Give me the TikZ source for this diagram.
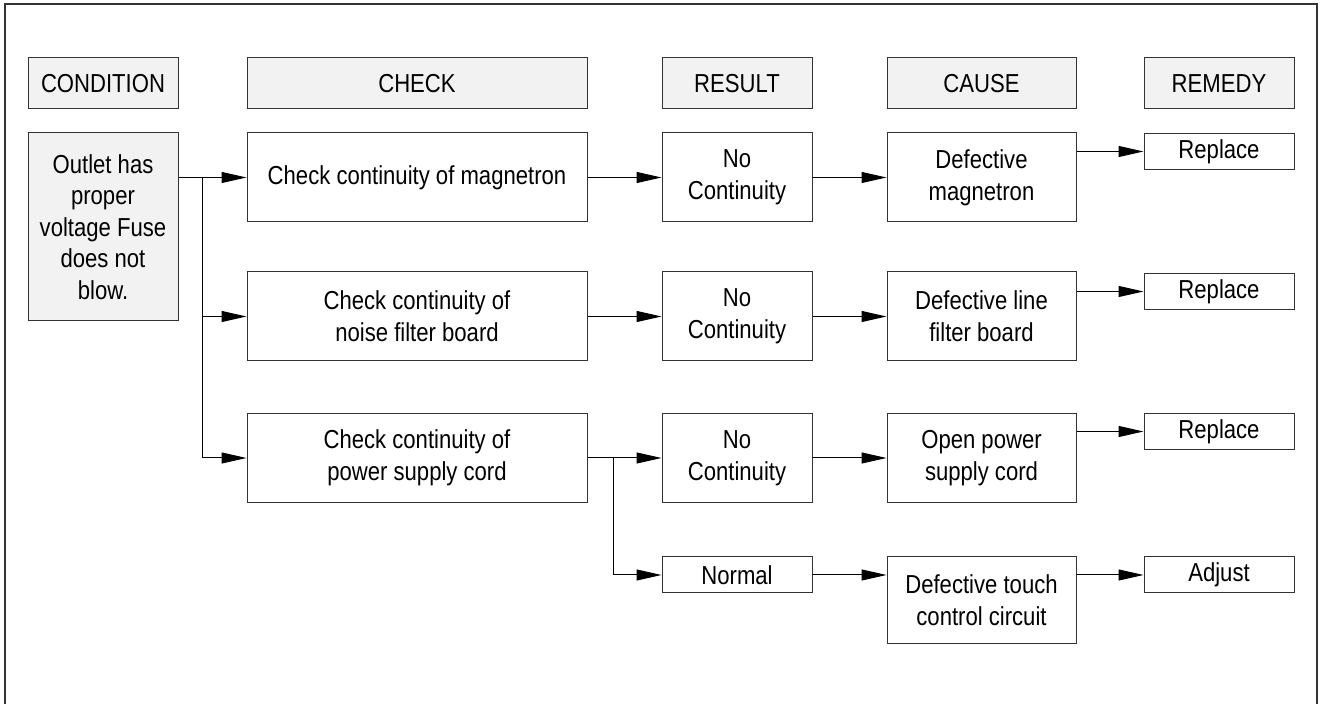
******
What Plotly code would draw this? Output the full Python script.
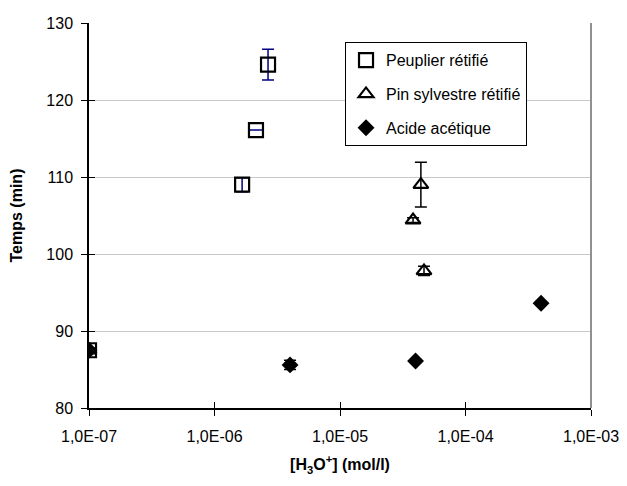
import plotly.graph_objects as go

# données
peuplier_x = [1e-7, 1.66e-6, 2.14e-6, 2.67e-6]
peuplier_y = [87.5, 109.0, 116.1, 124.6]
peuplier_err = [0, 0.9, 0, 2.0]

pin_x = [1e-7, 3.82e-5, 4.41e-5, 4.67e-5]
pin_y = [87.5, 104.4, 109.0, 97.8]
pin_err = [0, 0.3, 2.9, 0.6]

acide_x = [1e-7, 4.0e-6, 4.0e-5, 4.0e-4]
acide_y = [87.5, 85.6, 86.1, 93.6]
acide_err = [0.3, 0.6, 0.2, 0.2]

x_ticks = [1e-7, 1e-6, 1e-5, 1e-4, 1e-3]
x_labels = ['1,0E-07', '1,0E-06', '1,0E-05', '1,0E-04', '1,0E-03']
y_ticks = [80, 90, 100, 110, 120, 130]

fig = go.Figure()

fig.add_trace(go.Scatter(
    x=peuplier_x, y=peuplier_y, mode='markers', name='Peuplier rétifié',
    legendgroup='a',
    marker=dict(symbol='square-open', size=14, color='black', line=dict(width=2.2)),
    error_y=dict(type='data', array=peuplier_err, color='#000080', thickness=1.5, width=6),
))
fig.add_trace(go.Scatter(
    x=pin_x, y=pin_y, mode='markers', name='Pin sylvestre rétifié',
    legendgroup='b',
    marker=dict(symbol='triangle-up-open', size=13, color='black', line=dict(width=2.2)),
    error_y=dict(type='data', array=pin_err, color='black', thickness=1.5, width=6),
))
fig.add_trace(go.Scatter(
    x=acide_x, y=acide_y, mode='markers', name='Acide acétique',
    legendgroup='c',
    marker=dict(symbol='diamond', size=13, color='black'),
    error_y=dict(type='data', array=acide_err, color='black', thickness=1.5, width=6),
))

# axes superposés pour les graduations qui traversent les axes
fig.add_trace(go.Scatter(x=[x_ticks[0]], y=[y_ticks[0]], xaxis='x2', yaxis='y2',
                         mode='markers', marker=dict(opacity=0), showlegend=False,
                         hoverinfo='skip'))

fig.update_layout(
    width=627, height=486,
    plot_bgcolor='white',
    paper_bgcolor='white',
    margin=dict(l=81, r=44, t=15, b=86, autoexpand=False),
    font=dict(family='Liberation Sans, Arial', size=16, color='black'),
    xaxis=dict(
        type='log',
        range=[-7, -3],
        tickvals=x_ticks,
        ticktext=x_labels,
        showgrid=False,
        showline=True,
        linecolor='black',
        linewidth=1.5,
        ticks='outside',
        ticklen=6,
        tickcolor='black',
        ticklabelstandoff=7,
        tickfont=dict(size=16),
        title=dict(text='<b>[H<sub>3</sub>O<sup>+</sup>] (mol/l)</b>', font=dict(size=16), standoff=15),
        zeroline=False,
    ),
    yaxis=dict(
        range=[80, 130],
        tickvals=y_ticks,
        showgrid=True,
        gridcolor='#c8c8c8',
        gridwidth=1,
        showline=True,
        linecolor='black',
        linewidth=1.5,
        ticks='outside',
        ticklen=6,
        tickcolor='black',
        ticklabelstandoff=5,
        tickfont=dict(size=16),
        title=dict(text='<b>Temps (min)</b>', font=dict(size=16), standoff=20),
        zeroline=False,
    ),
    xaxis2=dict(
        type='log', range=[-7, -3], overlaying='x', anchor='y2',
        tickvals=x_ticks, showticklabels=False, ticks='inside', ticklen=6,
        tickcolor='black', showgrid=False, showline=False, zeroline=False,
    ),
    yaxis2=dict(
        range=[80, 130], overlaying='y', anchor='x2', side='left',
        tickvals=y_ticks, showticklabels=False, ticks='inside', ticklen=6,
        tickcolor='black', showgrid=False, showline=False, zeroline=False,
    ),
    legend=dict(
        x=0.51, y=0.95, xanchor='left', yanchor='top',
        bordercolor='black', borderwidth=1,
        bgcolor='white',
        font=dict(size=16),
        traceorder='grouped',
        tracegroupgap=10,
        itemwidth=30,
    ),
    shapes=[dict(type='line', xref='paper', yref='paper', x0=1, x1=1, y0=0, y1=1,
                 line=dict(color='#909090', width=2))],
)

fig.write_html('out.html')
******
▶ [Stated task]: Report only the number of lines in the data above that contain "this".

▶ [Correct output]: 2